Thursday's decision marks yet another obstacle for Department of Justice special counsel Jack Smith in his prosecution of the former president, which still does not have a trial date on the calendar. Smith recently had to trudge through a week of hearings challenging his authority to prosecute the ex-president after Cannon allowed outside groups to unsuccessfully argue he should be removed from the case.

These hearings come after Cannon scuttled her initially scheduled trial date of May 20, citing a backlog of pre-trial motions she has yet to rule on. Retired U.S. District Judge Nancy Gertner — who was appointed by former President Bill Clinton to the District of Massachusetts — recently told the Hill that she believes Cannon is intentionally grinding the case to a halt for the benefit of the ex-president who gave her a lifetime position in the federal judiciary.

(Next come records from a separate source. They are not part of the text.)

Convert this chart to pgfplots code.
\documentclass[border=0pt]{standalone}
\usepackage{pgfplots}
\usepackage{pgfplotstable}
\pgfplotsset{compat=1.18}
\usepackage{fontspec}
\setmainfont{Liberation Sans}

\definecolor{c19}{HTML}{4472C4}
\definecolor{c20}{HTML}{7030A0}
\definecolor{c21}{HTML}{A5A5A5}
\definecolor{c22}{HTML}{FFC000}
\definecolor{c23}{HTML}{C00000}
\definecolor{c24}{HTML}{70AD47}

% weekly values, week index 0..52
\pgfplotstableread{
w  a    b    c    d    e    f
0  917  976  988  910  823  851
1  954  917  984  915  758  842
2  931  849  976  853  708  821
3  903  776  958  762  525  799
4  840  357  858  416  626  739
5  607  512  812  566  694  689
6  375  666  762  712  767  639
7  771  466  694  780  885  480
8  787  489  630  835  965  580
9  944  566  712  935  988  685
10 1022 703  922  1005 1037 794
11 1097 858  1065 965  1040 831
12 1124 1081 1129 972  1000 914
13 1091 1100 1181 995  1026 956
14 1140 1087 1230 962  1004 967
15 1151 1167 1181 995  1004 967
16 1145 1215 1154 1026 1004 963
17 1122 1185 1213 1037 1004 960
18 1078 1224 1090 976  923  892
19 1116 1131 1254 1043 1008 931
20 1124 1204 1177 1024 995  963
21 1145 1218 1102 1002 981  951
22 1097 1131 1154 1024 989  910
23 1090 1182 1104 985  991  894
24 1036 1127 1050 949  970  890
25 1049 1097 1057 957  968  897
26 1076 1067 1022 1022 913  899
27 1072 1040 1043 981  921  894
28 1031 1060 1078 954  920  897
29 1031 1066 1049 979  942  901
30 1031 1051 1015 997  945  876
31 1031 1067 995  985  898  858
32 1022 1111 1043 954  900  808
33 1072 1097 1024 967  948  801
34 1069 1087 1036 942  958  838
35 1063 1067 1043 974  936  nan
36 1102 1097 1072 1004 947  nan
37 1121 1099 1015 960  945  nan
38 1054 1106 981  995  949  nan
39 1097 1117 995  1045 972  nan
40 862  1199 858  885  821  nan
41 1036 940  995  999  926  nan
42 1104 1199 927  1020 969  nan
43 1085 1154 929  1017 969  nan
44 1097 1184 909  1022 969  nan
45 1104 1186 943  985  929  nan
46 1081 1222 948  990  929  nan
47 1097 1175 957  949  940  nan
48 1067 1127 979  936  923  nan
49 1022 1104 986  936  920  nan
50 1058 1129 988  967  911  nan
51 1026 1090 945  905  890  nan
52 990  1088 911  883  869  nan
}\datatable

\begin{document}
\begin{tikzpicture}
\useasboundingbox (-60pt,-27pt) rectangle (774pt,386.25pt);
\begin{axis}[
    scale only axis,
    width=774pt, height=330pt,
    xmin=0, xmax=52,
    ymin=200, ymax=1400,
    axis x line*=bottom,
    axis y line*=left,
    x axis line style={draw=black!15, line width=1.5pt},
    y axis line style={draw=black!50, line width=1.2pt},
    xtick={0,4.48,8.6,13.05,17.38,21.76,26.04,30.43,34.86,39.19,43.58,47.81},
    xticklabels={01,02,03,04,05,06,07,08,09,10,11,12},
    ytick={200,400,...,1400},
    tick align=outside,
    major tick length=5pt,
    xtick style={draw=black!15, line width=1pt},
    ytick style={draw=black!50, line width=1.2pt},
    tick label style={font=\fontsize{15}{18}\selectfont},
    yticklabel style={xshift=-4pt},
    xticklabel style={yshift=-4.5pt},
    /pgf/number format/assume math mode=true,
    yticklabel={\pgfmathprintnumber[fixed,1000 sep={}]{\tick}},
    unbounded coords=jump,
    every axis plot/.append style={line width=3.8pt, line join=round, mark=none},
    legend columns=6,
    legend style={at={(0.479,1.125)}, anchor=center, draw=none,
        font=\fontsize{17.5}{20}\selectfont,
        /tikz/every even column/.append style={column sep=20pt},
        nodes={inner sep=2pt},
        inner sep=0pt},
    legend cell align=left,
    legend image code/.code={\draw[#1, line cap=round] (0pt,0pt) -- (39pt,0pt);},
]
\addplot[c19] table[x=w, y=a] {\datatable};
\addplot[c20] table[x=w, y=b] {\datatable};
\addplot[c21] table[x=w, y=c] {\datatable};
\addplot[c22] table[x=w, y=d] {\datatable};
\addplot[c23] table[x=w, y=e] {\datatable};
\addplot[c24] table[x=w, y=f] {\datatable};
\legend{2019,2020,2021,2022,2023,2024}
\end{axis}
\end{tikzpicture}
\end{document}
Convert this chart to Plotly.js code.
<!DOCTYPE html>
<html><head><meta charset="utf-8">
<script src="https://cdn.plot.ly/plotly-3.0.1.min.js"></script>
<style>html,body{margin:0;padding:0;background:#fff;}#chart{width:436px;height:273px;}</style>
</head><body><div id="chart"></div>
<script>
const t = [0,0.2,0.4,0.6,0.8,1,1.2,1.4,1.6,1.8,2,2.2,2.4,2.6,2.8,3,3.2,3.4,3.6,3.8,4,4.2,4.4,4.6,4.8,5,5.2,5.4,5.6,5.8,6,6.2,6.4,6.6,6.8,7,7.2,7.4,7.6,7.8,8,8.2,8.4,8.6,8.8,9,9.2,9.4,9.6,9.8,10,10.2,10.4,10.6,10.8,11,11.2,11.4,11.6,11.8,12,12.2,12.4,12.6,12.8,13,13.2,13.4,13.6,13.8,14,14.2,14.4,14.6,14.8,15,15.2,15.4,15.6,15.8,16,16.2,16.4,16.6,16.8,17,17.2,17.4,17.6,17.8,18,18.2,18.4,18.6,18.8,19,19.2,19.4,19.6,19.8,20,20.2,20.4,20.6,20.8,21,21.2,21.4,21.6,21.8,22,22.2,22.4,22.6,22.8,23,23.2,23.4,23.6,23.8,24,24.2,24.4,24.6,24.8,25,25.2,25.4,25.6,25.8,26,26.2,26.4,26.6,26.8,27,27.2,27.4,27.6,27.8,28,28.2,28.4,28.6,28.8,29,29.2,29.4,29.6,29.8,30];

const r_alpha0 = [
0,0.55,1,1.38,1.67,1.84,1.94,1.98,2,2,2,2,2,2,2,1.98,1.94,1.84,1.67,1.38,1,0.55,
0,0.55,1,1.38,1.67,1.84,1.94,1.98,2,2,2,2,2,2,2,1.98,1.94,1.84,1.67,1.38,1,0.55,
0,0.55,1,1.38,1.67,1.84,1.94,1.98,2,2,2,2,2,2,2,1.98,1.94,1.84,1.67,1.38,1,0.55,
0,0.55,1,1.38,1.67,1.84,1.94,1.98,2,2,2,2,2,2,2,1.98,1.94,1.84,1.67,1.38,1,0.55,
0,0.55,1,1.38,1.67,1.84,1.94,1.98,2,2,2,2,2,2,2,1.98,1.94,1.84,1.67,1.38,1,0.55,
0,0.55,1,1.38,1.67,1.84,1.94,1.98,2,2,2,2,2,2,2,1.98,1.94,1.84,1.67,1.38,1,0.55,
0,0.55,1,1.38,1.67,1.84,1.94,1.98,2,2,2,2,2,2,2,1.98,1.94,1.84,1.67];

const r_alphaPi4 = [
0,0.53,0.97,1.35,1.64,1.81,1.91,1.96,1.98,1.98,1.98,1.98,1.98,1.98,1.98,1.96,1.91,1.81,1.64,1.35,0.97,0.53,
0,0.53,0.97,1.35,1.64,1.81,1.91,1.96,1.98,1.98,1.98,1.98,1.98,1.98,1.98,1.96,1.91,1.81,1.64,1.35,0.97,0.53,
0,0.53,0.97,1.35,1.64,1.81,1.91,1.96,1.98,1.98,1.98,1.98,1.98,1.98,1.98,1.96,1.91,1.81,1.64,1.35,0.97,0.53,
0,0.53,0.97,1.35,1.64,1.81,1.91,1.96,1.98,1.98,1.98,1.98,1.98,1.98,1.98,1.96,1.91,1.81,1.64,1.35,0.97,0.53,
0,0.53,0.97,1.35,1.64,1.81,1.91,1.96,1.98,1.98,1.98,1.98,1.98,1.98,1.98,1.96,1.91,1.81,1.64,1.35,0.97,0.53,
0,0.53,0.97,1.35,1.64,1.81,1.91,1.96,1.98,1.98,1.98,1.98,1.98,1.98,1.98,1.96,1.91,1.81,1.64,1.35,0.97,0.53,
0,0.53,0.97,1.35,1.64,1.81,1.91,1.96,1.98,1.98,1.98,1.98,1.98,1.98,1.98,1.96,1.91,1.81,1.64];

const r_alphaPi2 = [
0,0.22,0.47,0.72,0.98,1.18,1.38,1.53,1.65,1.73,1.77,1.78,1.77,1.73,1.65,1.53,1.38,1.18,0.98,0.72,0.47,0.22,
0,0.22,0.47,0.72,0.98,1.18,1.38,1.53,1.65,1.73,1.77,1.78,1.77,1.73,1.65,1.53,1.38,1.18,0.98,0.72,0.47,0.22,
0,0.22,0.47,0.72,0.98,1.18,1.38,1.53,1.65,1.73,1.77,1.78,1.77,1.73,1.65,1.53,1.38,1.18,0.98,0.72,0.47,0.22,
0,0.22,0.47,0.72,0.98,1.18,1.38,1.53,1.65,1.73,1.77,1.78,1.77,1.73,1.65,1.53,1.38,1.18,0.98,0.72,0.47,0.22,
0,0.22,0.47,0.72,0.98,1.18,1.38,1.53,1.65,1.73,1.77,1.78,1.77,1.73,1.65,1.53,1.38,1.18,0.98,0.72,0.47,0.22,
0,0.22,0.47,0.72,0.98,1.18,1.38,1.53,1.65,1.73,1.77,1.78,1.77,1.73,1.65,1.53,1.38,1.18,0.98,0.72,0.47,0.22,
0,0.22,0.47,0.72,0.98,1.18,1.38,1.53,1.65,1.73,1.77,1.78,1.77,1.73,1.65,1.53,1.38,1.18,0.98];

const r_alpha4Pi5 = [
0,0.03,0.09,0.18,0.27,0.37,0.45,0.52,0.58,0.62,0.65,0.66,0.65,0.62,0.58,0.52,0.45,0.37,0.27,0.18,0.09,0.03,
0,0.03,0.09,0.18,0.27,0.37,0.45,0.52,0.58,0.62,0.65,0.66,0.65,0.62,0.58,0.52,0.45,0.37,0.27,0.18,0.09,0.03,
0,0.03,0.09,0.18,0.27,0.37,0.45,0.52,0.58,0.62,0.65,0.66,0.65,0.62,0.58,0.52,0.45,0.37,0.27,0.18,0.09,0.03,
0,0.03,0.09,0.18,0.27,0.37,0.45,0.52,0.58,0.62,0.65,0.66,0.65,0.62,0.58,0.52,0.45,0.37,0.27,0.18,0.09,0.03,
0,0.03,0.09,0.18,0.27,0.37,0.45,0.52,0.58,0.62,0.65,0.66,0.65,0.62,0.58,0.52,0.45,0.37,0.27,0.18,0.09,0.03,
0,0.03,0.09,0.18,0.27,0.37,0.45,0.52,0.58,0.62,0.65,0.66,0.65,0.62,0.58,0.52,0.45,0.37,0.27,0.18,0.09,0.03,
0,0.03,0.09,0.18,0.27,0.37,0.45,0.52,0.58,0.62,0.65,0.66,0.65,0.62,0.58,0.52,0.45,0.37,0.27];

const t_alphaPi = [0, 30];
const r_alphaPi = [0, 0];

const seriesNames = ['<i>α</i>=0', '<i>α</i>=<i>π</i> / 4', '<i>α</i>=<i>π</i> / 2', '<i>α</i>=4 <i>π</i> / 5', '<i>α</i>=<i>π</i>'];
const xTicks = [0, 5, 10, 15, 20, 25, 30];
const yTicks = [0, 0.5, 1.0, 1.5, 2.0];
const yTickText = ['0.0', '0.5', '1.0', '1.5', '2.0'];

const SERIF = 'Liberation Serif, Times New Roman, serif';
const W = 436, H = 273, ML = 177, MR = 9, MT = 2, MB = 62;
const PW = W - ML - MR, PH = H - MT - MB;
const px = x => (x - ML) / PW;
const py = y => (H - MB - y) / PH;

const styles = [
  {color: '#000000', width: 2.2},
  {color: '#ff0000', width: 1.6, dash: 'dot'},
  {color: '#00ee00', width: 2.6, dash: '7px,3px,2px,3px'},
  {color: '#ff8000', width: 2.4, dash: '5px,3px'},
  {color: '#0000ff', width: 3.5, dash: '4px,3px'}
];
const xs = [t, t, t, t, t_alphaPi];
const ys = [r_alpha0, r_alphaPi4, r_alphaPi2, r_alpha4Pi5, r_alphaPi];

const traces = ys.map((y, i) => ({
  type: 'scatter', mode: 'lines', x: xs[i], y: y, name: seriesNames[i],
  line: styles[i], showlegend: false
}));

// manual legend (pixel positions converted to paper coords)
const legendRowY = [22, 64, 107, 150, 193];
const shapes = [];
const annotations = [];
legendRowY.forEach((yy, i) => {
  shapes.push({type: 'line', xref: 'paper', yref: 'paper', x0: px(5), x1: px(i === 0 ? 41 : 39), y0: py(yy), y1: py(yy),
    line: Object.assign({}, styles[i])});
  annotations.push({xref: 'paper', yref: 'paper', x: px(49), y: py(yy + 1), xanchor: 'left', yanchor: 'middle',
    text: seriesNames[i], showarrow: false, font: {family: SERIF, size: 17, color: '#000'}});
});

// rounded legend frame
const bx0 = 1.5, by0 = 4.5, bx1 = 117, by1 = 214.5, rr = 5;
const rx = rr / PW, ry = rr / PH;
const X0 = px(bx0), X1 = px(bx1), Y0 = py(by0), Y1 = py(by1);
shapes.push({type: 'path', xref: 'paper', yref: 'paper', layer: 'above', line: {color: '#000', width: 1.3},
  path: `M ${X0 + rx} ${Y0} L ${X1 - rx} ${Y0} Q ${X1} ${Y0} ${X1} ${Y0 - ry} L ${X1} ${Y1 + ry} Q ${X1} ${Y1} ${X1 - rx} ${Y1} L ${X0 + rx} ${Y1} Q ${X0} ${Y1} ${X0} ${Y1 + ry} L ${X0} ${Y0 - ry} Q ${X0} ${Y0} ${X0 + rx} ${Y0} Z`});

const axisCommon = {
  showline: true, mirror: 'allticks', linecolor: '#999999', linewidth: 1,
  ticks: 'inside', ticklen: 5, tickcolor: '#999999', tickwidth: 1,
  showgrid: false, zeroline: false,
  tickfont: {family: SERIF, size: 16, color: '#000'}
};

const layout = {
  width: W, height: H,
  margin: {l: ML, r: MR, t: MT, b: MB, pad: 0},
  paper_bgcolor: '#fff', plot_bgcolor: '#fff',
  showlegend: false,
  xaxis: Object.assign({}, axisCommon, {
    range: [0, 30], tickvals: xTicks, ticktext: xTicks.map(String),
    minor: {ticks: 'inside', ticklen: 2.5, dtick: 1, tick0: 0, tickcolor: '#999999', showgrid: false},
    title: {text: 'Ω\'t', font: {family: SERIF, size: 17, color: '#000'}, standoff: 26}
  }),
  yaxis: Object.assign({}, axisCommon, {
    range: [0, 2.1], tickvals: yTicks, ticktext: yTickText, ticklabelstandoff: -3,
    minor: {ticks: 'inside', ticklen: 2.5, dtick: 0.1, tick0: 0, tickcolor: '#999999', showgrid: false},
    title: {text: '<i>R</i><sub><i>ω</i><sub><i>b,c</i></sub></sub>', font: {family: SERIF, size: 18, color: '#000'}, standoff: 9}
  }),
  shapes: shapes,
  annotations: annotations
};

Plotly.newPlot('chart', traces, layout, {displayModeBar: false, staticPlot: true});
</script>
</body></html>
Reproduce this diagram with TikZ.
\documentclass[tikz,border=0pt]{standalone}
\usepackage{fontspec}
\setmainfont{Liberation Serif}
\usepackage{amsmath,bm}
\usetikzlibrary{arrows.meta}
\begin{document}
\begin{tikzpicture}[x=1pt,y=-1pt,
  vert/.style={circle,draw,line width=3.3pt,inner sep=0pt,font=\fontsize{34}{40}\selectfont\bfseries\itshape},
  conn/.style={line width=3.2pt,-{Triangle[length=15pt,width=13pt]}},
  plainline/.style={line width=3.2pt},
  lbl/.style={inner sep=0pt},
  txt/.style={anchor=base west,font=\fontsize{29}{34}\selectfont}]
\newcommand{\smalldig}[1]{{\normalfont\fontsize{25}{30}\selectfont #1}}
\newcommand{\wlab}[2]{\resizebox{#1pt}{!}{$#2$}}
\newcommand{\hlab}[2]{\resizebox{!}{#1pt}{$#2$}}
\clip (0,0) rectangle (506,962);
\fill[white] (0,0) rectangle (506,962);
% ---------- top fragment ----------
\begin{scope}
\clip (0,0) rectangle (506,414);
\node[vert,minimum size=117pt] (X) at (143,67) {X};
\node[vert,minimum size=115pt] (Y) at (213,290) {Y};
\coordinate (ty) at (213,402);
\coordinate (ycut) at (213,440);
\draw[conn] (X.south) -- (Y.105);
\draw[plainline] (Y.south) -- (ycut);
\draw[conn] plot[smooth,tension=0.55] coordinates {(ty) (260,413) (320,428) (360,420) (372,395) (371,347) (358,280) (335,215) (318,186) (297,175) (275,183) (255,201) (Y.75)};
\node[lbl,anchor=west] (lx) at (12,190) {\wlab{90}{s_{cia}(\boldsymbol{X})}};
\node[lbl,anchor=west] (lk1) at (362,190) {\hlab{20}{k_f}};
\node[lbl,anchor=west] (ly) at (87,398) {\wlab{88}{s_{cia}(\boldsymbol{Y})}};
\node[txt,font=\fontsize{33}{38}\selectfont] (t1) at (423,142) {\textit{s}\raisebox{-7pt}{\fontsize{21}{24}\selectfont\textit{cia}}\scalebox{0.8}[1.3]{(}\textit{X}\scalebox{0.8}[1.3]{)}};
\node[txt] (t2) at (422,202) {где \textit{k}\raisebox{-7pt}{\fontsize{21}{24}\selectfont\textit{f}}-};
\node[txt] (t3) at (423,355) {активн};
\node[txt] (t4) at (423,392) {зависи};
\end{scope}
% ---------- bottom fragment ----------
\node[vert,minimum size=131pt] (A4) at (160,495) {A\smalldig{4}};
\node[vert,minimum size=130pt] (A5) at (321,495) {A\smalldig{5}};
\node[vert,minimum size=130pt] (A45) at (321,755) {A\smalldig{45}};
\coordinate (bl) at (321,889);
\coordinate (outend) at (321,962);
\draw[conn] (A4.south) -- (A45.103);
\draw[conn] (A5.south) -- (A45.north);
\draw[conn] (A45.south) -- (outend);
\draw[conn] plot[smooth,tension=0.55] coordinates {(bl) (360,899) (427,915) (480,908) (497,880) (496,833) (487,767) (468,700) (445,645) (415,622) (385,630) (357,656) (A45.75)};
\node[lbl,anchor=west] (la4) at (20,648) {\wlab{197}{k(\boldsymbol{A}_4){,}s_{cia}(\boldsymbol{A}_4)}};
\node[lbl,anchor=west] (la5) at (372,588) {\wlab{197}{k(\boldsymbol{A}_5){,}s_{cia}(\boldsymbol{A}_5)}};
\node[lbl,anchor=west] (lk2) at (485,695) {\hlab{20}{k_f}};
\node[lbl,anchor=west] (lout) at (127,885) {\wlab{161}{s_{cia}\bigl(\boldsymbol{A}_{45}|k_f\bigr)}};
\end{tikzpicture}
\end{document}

“There’s nothing — nothing — about the way she has handled the case that is normal, that is usual, and that makes a degree of sense — except that she’s just so inexperienced or second, that she’s just not confident, or third, that she is so biased to Trump,” Gernter said. "By not setting a trial date, by not deciding motions, she is simply slow-walking the case, and that is clearly in Trump’s interest."

READ MORE: 'Overwhelmed': Lawyers experienced with Judge Cannon say she's not equipped for Trump case

The classified documents case is viewed as the strongest of the two federal cases against Trump, given all of the evidence seized in the Mar-a-Lago search. In July of 2023, he was indicted on 37 felony counts including willful retention of national defense information, conspiracy to obstruct justice, withholding a document or record, corruptly concealing a document or record, concealing a document in a federal investigation, scheme to conceal and making false statements.

“Our laws that protect national defense information are critical to the safety and security of the United States, and they must be enforced,” Smith said after the indictment was unsealed. “Violations of those laws put our country at risk.”

Some of the more serious charges in Smith's indictment carry a maximum sentence of up to 20 years in prison. A trial before Election Day is unlikely, however, given Cannon's slow handling of the case.